"Le monde est plein de gens qui ont peur de faire le premier pas."
Cette phrase dite par Tony (Viggo Mortensen) est probablement la plus importante du film, pourtant peu avare en répliques explicatives. Difficile de faire un pas vers l'autre dans une voiture, mais le conducteur n'hésitera pas à se retourner régulièrement pour regarder son interlocuteur dans les yeux. Sa réponse ? "Eyes on the road". En d'autres mots, retourne toi et reste à ta place, car la mienne est à acquérir par la sueur de mon front, et de mon génie.

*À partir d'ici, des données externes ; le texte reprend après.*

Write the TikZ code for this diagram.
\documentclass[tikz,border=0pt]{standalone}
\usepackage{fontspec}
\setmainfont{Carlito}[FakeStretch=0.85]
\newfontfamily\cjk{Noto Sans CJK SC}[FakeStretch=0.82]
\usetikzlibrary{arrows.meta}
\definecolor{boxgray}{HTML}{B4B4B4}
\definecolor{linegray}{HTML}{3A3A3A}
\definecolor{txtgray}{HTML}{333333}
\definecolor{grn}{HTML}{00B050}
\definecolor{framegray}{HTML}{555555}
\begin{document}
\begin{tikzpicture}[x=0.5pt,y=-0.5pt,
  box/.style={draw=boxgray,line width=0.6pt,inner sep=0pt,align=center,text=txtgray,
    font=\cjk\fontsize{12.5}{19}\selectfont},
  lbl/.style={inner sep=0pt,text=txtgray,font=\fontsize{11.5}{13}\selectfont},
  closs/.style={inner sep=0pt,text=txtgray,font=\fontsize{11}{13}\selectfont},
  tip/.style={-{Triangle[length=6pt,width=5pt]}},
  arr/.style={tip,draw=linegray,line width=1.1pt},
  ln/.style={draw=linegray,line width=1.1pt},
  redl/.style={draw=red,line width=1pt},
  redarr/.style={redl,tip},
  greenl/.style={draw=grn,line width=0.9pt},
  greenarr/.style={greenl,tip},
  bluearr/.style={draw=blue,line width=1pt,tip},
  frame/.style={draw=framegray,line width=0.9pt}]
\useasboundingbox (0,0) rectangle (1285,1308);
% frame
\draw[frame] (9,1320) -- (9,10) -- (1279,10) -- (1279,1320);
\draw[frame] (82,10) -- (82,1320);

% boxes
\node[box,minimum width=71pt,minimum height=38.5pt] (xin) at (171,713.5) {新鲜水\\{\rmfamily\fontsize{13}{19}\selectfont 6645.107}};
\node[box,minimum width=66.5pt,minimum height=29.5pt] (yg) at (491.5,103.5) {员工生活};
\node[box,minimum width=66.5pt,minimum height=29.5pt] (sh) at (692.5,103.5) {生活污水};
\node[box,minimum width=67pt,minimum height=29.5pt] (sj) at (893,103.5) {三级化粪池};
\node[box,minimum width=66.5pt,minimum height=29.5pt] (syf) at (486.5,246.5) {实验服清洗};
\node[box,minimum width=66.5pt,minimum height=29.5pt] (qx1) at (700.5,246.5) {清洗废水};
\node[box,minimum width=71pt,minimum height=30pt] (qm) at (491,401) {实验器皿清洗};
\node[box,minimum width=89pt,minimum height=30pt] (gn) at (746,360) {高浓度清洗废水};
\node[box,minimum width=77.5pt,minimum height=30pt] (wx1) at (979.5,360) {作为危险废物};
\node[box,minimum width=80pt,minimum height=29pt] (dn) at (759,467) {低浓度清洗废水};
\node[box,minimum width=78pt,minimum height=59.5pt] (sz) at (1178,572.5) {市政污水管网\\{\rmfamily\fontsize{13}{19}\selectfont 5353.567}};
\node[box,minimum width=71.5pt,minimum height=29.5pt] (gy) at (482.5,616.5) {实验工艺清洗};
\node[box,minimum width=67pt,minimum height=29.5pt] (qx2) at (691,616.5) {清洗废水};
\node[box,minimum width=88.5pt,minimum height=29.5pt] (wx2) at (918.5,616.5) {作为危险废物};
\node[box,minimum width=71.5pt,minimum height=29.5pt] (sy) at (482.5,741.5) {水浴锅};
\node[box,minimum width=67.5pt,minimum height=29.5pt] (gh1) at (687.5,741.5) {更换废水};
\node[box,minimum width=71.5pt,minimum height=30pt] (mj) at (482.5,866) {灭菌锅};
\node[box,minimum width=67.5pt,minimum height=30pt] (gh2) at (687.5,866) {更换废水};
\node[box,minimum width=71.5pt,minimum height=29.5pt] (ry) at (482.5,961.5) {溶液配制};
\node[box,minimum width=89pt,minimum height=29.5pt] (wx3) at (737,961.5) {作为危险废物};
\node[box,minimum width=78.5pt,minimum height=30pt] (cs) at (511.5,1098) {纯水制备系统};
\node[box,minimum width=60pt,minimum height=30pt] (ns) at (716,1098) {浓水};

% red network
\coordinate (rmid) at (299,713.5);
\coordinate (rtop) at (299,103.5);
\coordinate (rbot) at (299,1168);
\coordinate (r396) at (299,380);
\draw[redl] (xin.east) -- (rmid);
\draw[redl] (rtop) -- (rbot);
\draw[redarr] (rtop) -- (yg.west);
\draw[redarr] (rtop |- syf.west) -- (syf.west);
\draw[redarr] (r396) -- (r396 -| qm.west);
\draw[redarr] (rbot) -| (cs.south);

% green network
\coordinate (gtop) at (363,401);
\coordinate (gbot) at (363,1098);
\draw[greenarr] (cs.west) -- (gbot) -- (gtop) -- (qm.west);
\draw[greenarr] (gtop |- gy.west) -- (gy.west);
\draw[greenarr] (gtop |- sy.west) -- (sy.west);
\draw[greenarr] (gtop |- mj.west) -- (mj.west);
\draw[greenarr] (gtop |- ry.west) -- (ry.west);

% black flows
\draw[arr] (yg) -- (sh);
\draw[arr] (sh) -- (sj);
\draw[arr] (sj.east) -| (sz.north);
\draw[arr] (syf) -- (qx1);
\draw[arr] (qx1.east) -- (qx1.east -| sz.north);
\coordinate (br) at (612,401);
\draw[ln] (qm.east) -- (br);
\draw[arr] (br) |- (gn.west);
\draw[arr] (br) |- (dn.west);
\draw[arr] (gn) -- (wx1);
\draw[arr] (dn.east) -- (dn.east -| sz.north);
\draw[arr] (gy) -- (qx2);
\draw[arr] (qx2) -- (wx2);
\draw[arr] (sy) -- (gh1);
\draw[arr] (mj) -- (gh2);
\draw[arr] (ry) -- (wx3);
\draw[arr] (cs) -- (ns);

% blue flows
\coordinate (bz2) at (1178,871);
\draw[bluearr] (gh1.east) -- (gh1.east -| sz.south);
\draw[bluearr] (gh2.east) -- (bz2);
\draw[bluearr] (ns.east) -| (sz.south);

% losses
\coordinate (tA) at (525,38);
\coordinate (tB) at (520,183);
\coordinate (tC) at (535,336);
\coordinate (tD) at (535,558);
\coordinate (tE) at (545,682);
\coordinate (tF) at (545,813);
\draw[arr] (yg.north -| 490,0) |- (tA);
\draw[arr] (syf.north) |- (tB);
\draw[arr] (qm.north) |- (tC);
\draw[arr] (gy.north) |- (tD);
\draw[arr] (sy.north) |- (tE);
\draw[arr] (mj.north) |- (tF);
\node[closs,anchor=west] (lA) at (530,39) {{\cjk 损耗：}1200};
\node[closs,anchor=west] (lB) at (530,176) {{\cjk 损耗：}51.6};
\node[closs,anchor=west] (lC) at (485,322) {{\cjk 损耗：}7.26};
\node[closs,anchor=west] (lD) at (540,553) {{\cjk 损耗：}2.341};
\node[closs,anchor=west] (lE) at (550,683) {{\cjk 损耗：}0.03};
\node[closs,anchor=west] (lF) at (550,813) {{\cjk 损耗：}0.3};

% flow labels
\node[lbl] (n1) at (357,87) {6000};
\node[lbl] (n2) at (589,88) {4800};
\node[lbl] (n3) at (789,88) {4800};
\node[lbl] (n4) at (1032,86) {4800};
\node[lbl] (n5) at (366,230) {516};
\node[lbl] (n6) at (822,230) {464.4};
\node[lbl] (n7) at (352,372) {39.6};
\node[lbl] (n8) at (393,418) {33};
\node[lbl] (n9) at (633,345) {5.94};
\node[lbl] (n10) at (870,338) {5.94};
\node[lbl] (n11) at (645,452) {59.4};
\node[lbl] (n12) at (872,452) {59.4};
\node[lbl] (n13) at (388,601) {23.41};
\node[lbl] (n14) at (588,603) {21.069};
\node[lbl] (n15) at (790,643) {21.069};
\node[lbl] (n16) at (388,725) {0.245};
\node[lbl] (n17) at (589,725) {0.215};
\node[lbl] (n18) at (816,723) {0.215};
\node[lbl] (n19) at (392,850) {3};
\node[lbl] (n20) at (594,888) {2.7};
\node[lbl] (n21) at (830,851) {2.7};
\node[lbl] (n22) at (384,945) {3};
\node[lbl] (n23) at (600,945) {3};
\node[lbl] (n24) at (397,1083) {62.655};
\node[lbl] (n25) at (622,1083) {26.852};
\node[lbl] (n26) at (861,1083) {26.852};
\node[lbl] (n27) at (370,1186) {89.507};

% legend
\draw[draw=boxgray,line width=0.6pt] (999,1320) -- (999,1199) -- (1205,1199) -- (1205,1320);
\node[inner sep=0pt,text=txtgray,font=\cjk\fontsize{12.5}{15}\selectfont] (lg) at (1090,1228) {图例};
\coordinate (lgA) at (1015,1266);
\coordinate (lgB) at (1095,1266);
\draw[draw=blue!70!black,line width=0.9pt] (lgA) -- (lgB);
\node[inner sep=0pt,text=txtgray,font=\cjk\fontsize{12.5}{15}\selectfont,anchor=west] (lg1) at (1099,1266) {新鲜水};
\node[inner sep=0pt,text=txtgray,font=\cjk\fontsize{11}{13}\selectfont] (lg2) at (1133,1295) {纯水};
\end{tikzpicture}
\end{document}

D'un côté, Tony mange la vie à pleine dents de bouchées gargantuesques limitant pourtant sa capacité d'appréciation, et de l'autre, Don Shirley (Mahershala Ali) se nourrit de culture à ne plus en pouvoir, un appartement rempli dans tous les coins de bibelots et de trophées acquits par une vie bien remplie. Pendant ce temps là, Tony remplis son appartement de membres de sa famille : enfants, femme, parents, cousins, amis...

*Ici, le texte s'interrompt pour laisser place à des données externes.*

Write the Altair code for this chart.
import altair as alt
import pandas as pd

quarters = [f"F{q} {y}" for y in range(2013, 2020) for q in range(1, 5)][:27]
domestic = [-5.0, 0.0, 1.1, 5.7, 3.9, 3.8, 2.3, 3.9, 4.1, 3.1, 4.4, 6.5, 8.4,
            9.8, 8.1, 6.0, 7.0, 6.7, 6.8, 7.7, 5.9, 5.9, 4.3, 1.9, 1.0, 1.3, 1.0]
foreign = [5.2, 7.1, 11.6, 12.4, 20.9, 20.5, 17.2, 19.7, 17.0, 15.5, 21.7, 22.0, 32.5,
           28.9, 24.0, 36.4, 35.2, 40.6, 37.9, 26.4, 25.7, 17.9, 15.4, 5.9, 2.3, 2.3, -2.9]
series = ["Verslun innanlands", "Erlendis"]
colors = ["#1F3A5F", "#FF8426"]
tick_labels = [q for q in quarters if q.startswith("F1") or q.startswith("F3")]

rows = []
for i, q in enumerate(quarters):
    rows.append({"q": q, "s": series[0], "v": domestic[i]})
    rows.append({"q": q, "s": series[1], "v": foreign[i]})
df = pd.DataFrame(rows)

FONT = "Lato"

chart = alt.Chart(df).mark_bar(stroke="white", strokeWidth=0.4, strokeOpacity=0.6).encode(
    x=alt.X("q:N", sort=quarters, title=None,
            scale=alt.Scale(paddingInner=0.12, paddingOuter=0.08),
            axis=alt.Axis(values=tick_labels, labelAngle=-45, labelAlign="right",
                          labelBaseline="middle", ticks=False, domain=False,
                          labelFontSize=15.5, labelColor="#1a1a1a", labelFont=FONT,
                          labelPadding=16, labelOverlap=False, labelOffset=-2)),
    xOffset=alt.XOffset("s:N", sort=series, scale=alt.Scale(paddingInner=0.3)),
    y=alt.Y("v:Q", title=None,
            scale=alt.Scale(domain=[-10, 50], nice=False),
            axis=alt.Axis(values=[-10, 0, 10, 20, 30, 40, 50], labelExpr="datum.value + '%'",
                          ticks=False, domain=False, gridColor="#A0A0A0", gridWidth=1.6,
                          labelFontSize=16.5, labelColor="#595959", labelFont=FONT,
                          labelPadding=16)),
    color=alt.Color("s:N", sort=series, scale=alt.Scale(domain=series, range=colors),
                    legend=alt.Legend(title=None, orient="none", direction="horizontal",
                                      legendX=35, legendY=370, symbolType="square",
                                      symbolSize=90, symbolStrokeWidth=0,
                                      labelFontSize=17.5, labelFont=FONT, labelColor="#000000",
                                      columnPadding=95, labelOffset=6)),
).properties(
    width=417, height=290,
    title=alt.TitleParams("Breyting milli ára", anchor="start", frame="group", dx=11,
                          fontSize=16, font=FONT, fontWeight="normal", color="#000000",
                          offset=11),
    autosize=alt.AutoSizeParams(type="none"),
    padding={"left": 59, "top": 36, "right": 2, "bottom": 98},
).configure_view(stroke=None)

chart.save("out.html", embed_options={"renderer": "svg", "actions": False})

On parle beaucoup des deux acteurs principaux, à raison. Il ne pouvait en être autrement d'un film qui dévoile la capacité de son personnage musicien à jouer un rôle, lui qui explique qu'il ne pouvait "jouer le rôle de mari et de musicien en même temps". Et qu'est ce que ce cinéma sinon un outil permettant d'observer la nature réelle d'un individu, au-delà de ce qu'il nous présente de lui-même ?
C'est affaire de choix : Tony n'a aucune raison de ne pas être lui-même, mais Don Shirley se bat pour une identité tellement transformée qu'on s'en demande si il s'agit réellement de lui, ou si elle est le résultat de son environnement. Il parle d'ailleurs d'écrire des choses que seul Tony pourrait écrire, mais n'hésite pas à lui prendre la plume pour le mettre en contact avec LA culture, celle à maîtriser pour se libérer du joug des dominants. Une culture qui provient pourtant de ces même dominants...
L'art est catharsis, et de ce fait est toujours affaire d'ambiguïté. Il faudrait souffrir pour être beau. Mais Peter Farrelly a toujours fait de ces situations une force : poser un regard simple sur une situation compliquée. On pourra regretter cette musique et ces dialogues qui nous disent exactement quoi ressentir à quel moment et pourquoi, mais cette mise en scène n'est finalement que l'extension de cette façon d'aborder l'existence. Et pour ceux qui sauront regarder, ils remarqueront que si la forme est simple, le fond est tout ce qu'il y a de plus nuancé. Reste à faire le premier pas.